* [Source excerpt]:
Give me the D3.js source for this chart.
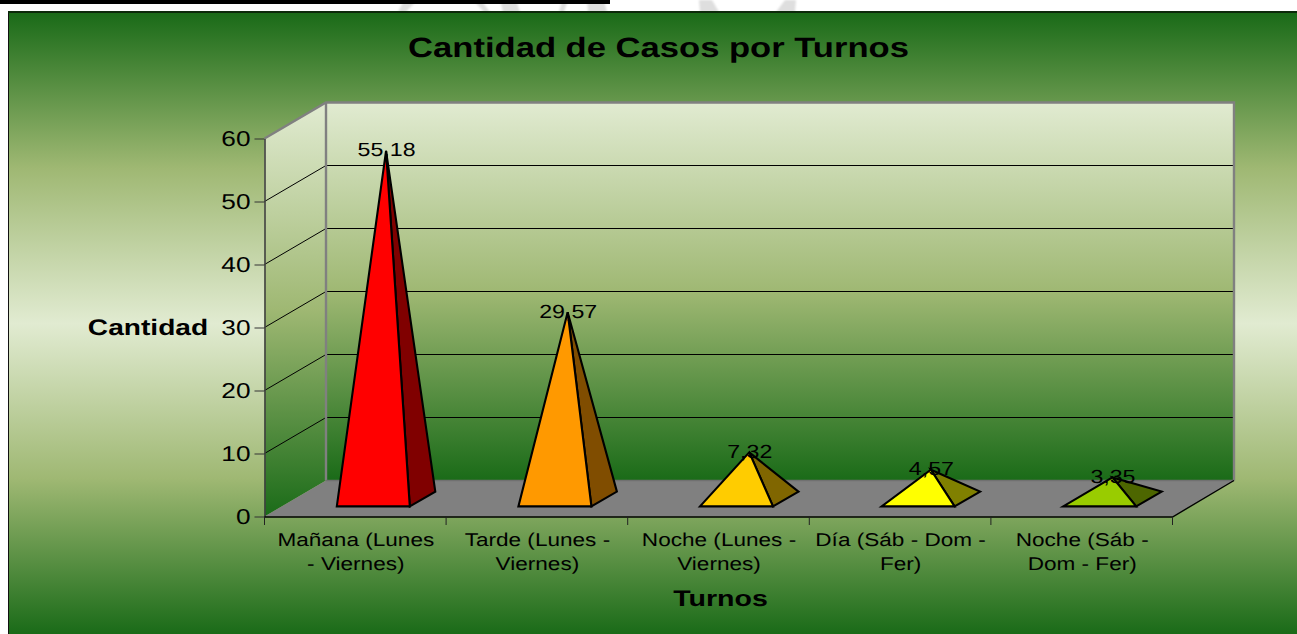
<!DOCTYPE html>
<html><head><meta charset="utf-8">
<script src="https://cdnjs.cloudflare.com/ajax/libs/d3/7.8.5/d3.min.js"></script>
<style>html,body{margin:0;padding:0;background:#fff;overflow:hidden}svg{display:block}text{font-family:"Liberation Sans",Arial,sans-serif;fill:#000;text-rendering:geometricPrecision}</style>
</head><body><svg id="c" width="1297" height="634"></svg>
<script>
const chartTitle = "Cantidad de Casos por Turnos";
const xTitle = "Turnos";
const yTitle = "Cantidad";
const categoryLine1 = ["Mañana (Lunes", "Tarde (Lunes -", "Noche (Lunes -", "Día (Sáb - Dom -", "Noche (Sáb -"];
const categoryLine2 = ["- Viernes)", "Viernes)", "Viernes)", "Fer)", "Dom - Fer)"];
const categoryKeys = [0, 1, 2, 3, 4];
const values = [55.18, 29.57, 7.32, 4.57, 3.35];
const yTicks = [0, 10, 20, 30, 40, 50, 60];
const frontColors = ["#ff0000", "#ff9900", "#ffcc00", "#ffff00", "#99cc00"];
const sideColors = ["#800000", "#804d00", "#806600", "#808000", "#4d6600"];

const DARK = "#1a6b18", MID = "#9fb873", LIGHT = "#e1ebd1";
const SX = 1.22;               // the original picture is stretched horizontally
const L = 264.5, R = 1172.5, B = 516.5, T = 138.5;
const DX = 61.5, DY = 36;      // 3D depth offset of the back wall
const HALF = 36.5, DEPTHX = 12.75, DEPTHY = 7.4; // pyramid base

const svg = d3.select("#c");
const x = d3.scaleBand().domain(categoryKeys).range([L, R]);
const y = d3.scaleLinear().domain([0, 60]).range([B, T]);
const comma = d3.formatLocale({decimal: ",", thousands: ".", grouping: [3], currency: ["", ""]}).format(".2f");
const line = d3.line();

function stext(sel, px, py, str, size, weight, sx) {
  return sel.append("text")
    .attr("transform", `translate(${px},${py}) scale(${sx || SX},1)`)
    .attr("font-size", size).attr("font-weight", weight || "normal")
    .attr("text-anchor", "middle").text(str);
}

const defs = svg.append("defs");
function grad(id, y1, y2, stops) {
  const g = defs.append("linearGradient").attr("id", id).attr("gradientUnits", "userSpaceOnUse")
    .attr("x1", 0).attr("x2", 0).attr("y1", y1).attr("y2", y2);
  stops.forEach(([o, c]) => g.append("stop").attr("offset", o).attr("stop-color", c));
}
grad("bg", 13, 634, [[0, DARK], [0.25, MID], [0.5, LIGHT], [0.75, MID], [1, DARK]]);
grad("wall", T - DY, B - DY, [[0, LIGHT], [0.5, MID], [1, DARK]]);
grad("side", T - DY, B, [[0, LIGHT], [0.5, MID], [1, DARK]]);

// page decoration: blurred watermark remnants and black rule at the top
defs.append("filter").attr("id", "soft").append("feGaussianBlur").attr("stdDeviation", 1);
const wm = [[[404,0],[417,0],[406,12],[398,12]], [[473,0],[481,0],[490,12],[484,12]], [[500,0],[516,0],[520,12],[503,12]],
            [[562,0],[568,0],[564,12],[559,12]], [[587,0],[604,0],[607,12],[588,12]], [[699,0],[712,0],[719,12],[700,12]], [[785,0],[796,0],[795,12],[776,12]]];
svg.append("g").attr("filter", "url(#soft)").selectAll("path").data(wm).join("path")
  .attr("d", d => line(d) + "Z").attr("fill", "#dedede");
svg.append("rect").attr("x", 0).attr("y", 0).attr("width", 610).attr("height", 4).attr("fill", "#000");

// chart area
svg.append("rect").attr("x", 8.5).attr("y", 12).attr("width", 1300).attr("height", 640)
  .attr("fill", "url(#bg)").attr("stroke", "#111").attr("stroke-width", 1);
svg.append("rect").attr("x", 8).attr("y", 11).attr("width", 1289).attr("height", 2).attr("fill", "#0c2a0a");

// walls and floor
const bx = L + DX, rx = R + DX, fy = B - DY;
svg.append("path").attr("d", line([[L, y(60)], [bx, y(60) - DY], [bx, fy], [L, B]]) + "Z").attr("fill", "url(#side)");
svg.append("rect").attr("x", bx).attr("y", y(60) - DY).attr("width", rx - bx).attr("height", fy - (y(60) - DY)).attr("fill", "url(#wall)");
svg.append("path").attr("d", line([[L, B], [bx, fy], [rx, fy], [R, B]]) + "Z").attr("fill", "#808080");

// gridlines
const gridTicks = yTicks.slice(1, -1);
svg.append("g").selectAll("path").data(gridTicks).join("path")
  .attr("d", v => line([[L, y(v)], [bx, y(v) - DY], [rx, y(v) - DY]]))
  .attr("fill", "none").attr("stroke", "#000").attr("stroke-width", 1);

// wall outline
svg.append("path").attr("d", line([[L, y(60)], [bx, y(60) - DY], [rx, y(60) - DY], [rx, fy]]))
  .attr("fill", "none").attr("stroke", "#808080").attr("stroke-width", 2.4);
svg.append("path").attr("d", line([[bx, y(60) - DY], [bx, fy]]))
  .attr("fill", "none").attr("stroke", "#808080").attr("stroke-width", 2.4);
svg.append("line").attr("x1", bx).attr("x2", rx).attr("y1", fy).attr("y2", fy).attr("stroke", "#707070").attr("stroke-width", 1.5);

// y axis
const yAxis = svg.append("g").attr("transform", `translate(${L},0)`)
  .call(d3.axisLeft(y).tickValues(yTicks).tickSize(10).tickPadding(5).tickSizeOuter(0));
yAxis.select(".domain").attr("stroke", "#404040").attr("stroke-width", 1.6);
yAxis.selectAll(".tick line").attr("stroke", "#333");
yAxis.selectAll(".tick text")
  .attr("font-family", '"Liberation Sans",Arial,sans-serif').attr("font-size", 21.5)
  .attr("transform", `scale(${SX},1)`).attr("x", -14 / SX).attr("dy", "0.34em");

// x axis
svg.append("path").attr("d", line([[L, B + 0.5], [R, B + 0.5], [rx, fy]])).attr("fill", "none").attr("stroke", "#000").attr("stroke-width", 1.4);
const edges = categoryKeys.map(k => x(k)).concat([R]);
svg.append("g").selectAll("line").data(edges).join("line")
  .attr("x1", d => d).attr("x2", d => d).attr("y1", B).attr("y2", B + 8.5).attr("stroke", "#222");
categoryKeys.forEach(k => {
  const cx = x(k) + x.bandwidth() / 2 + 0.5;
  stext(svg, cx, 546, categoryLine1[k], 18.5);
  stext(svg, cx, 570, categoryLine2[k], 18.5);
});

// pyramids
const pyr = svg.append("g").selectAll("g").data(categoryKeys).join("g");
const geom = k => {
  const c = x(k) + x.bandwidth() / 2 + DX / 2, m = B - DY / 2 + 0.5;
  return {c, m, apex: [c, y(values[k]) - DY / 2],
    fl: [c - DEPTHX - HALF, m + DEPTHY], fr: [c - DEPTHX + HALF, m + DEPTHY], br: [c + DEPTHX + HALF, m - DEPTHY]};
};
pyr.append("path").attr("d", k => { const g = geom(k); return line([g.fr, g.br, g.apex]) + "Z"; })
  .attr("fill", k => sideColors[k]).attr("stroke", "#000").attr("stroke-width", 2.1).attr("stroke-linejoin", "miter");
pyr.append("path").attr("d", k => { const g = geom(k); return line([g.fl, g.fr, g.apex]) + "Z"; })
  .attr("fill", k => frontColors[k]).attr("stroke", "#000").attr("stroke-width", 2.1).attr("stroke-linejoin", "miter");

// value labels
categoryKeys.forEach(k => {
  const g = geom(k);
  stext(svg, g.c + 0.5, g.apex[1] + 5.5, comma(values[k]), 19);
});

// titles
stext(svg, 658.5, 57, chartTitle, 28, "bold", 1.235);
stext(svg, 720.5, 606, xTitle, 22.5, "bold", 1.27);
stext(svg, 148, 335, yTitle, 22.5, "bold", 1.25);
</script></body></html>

* [Aim of the exercise]: Every line from the start of the listing above through the line with "const line = d3.line();" should be repeated exactly; skip the pictures and add nothing else.

* [Solution to this task]:
Give me the D3.js source for this chart.
<!DOCTYPE html>
<html><head><meta charset="utf-8">
<script src="https://cdnjs.cloudflare.com/ajax/libs/d3/7.8.5/d3.min.js"></script>
<style>html,body{margin:0;padding:0;background:#fff;overflow:hidden}svg{display:block}text{font-family:"Liberation Sans",Arial,sans-serif;fill:#000;text-rendering:geometricPrecision}</style>
</head><body><svg id="c" width="1297" height="634"></svg>
<script>
const chartTitle = "Cantidad de Casos por Turnos";
const xTitle = "Turnos";
const yTitle = "Cantidad";
const categoryLine1 = ["Mañana (Lunes", "Tarde (Lunes -", "Noche (Lunes -", "Día (Sáb - Dom -", "Noche (Sáb -"];
const categoryLine2 = ["- Viernes)", "Viernes)", "Viernes)", "Fer)", "Dom - Fer)"];
const categoryKeys = [0, 1, 2, 3, 4];
const values = [55.18, 29.57, 7.32, 4.57, 3.35];
const yTicks = [0, 10, 20, 30, 40, 50, 60];
const frontColors = ["#ff0000", "#ff9900", "#ffcc00", "#ffff00", "#99cc00"];
const sideColors = ["#800000", "#804d00", "#806600", "#808000", "#4d6600"];

const DARK = "#1a6b18", MID = "#9fb873", LIGHT = "#e1ebd1";
const SX = 1.22;               // the original picture is stretched horizontally
const L = 264.5, R = 1172.5, B = 516.5, T = 138.5;
const DX = 61.5, DY = 36;      // 3D depth offset of the back wall
const HALF = 36.5, DEPTHX = 12.75, DEPTHY = 7.4; // pyramid base

const svg = d3.select("#c");
const x = d3.scaleBand().domain(categoryKeys).range([L, R]);
const y = d3.scaleLinear().domain([0, 60]).range([B, T]);
const comma = d3.formatLocale({decimal: ",", thousands: ".", grouping: [3], currency: ["", ""]}).format(".2f");
const line = d3.line();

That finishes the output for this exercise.